Actually, I have been blogging for quite a while now although there has been an interval for a couple of years. I think one of the reasons was I had a writer’s block. Yes, for that long. My blogging life started in 2003 and I am happy to have some people I can call my readers, enjoying each entry I wrote. They never get tired of my novel-like entries… they even asked for a follow- up.  Some of them even became my good friends in real life. Although my readers weren’t as many as Limpbwisit’s back then, or mindgames’ ( I suspect none of you knows them. LOL), but they were some of the bloggers who got heaps of readers/followers during the time when blogging (at least in the PH) weren’t as popular as it is now, but I am happy to have my own fans. LOL.

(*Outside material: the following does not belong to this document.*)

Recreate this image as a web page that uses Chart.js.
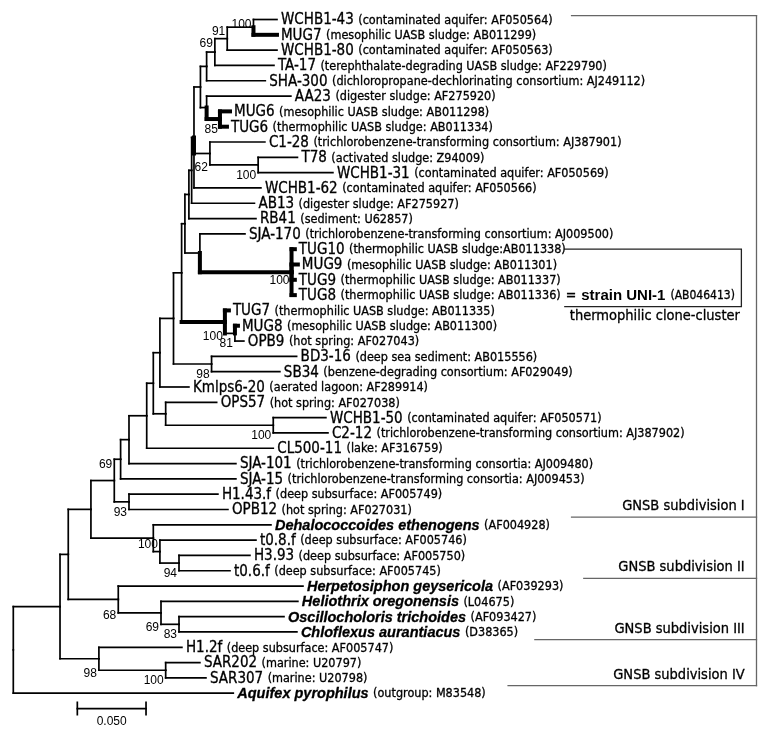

But this gets me thinking, although now that the prodigal blogger is back on cyberspace, I wonder if I my writings were influenced by what I think the readers would say or think about it, or it is just me letting my thoughts flow into this piece of writing.

See right now, I know this even doesn’t even make sense at all. I mean, look at how I am writing… no focus at all. I was talking about how good jars of clay is when it comes to writing their lyrics and now, I’m talking about another thing.

Is that really my problem? Lack of focus? well on my writing. Lack of aim.

What is my aim then?

Urghhhh!!!!

I really have a problem writing I know. It’s all about how I organize my thoughts and express them finely through this blog or other ways. That’s my problem I guess, I AM NOT ORGANIZED.

Which leads me to thinking… Oh forget it. that’s going to be another entry! Will write them later.